Though the next full round of statewide elections is more than two years away, how do Governor John Bel Edwards’ chances for re-election look?
“I would say about 50-50,” pollster John Couvillon of JMC Analytics told the Baton Rouge Press Club Monday.
“Even though he has the benefits of incumbency, it’s also becoming very tough to be a Democrat in Louisiana.”
Overall, Couvillon believes Edwards “broke even” with voters during a difficult first year in office.
“He got a very good bump from last year’s flooding and demonstrations here in Baton Rouge because he gave off an aura of being in command.”
Couvillon says though he’s had to battle the legislature over the budget, the governor hasn’t lost citizen support on that front, so far.
“To me, it’s kind of natural political physics that anybody who started off a term with the budget in as deep of a hole as it was, it can’t get any worse than it’s been.
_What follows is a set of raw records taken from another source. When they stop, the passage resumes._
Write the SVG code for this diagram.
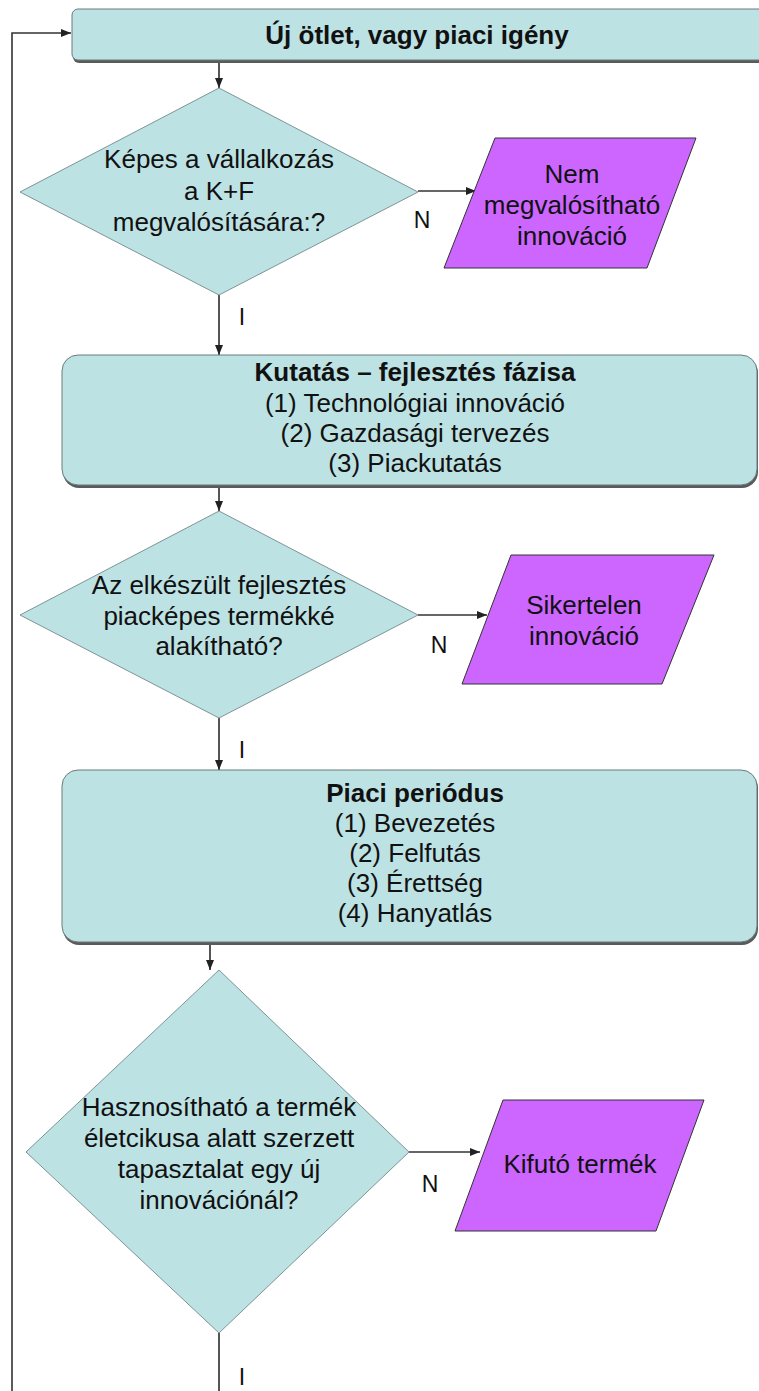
<svg xmlns="http://www.w3.org/2000/svg" width="759" height="1391" viewBox="0 0 759 1391">
<defs>
<marker id="arr" markerUnits="userSpaceOnUse" markerWidth="10" markerHeight="10" viewBox="0 0 10 10" refX="10" refY="5" orient="auto">
<path d="M0,1 L10,5 L0,9 Z" fill="#222"/>
</marker>
</defs>
<style>
.box{fill:#bde2e4;stroke:#6a7a7b;stroke-width:1}
.shadow{fill:#5a5a5a}
.dia{fill:#bde2e4;stroke:#7e9496;stroke-width:1}
.para{fill:#cc66ff;stroke:#333;stroke-width:1}
.t{font-family:"Liberation Sans",Arial,sans-serif;font-size:26px;fill:#111;text-anchor:middle}
.b{font-weight:bold}
.lbl{font-family:"Liberation Sans",Arial,sans-serif;font-size:23px;fill:#111;text-anchor:middle}
.c{fill:none;stroke:#333;stroke-width:1.6}
.cv{fill:none;stroke:#555;stroke-width:2}
</style>
<rect width="759" height="1391" fill="#ffffff"/>

<g id="connectors">
<path class="c" d="M12,1391 V33 H71" marker-end="url(#arr)"/>
<path class="cv" d="M219,61 V88" marker-end="url(#arr)"/>
<path class="c" d="M418,191 H476" marker-end="url(#arr)"/>
<path class="cv" d="M219,295 V355" marker-end="url(#arr)"/>
<path class="cv" d="M219,486 V511" marker-end="url(#arr)"/>
<path class="c" d="M418,615 H487" marker-end="url(#arr)"/>
<path class="cv" d="M219,718 V770" marker-end="url(#arr)"/>
<path class="cv" d="M210,943 V970" marker-end="url(#arr)"/>
<path class="c" d="M409,1152 H480" marker-end="url(#arr)"/>
<path class="cv" d="M219,1333 V1391"/>
<text class="lbl" x="422" y="228">N</text>
<text class="lbl" x="242" y="325">I</text>
<text class="lbl" x="439" y="653">N</text>
<text class="lbl" x="242" y="758">I</text>
<text class="lbl" x="430" y="1192">N</text>
<text class="lbl" x="242" y="1385">I</text>
</g>

<g id="start">
<rect class="shadow" x="73" y="11" width="700" height="52" rx="6"/>
<rect class="box" x="72" y="9" width="700" height="51" rx="6"/>
<text class="t b" x="417" y="44">Új ötlet, vagy piaci igény</text>
</g>

<g id="decision1">
<polygon class="dia" points="219,88 418,192 219,295 20,192"/>
<text class="t" x="219" y="168">Képes a vállalkozás</text>
<text class="t" x="219" y="200">a K+F</text>
<text class="t" x="219" y="231">megvalósítására:?</text>
</g>

<g id="fail1">
<polygon class="para" points="495,138 696,138 647,268 444,268"/>
<text class="t" x="572" y="183">Nem</text>
<text class="t" x="572" y="214">megvalósítható</text>
<text class="t" x="572" y="245">innováció</text>
</g>

<g id="rnd">
<rect class="shadow" x="63" y="357" width="695" height="131" rx="16"/>
<rect class="box" x="62" y="355" width="695" height="130" rx="16"/>
<text class="t b" x="415" y="381">Kutatás – fejlesztés fázisa</text>
<text class="t" x="415" y="412">(1) Technológiai innováció</text>
<text class="t" x="415" y="442">(2) Gazdasági tervezés</text>
<text class="t" x="415" y="472">(3) Piackutatás</text>
</g>

<g id="decision2">
<polygon class="dia" points="219,511 418,615 219,718 20,615"/>
<text class="t" x="219" y="594">Az elkészült fejlesztés</text>
<text class="t" x="219" y="625">piacképes termékké</text>
<text class="t" x="219" y="655">alakítható?</text>
</g>

<g id="fail2">
<polygon class="para" points="511,555 714,555 662,684 462,684"/>
<text class="t" x="584" y="614">Sikertelen</text>
<text class="t" x="584" y="645">innováció</text>
</g>

<g id="market">
<rect class="shadow" x="63" y="772" width="695" height="173" rx="16"/>
<rect class="box" x="62" y="770" width="695" height="172" rx="16"/>
<text class="t b" x="415" y="802">Piaci periódus</text>
<text class="t" x="415" y="832">(1) Bevezetés</text>
<text class="t" x="415" y="862">(2) Felfutás</text>
<text class="t" x="415" y="892">(3) Érettség</text>
<text class="t" x="415" y="922">(4) Hanyatlás</text>
</g>

<g id="decision3">
<polygon class="dia" points="219,970 409,1152 219,1333 26,1152"/>
<text class="t" x="219" y="1116">Hasznosítható a termék</text>
<text class="t" x="219" y="1147">életcikusa alatt szerzett</text>
<text class="t" x="219" y="1178">tapasztalat egy új</text>
<text class="t" x="219" y="1209">innovációnál?</text>
</g>

<g id="fail3">
<polygon class="para" points="503,1100 704,1100 656,1231 455,1231"/>
<text class="t" x="580" y="1173">Kifutó termék</text>
</g>
</svg>
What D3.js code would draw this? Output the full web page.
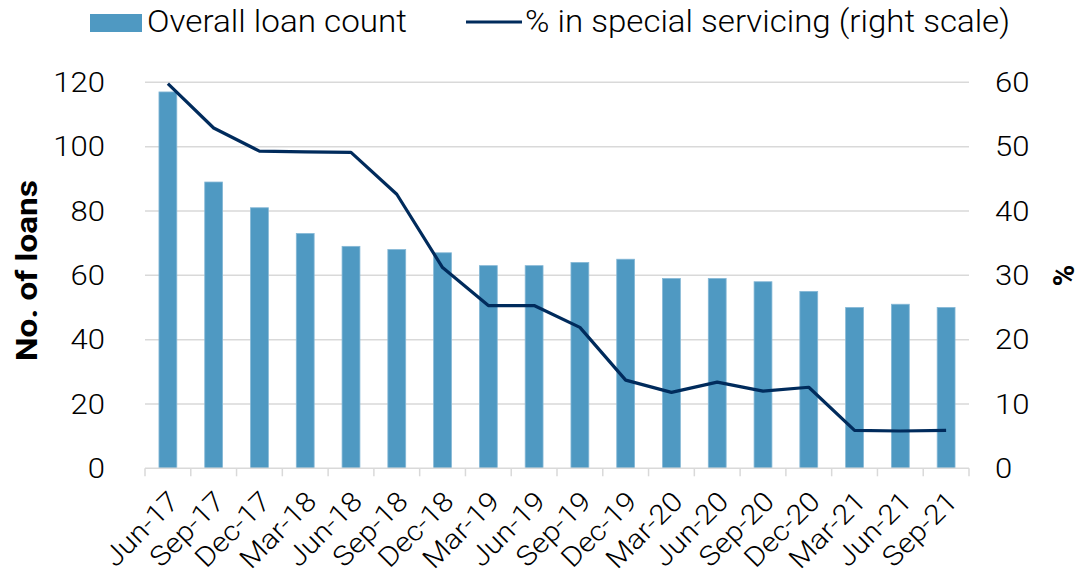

His challenge is, he’s certainly not had a honeymoon. He needs some big wins.”
And with a legislative agenda this year that includes criminal justice reform and an overhaul of the state tax system, the governor could achieve those needed wins.
“If he can get a gas tax passed and/or find a way to more adequately fund the roads, I think he would get a lot of gratitude from voters here,” Couvillon says, by way of an example.
This session could also make or break 2019 re-election chances for lawmakers, since it’s their one chance to fix the $1.2-billion fiscal cliff they created for 2018, when they enacted temporary taxes last year.
“No legislator would want to be responsible for a fiscal Armageddon like that, when the easiest thing to do is just to vote to renew them.”
Of course, challengers could use those tax renewals against incumbent legislators, just as they could use the devastation of failing to put the state’s fiscal affairs in order. Either way, challengers and voters will be watching.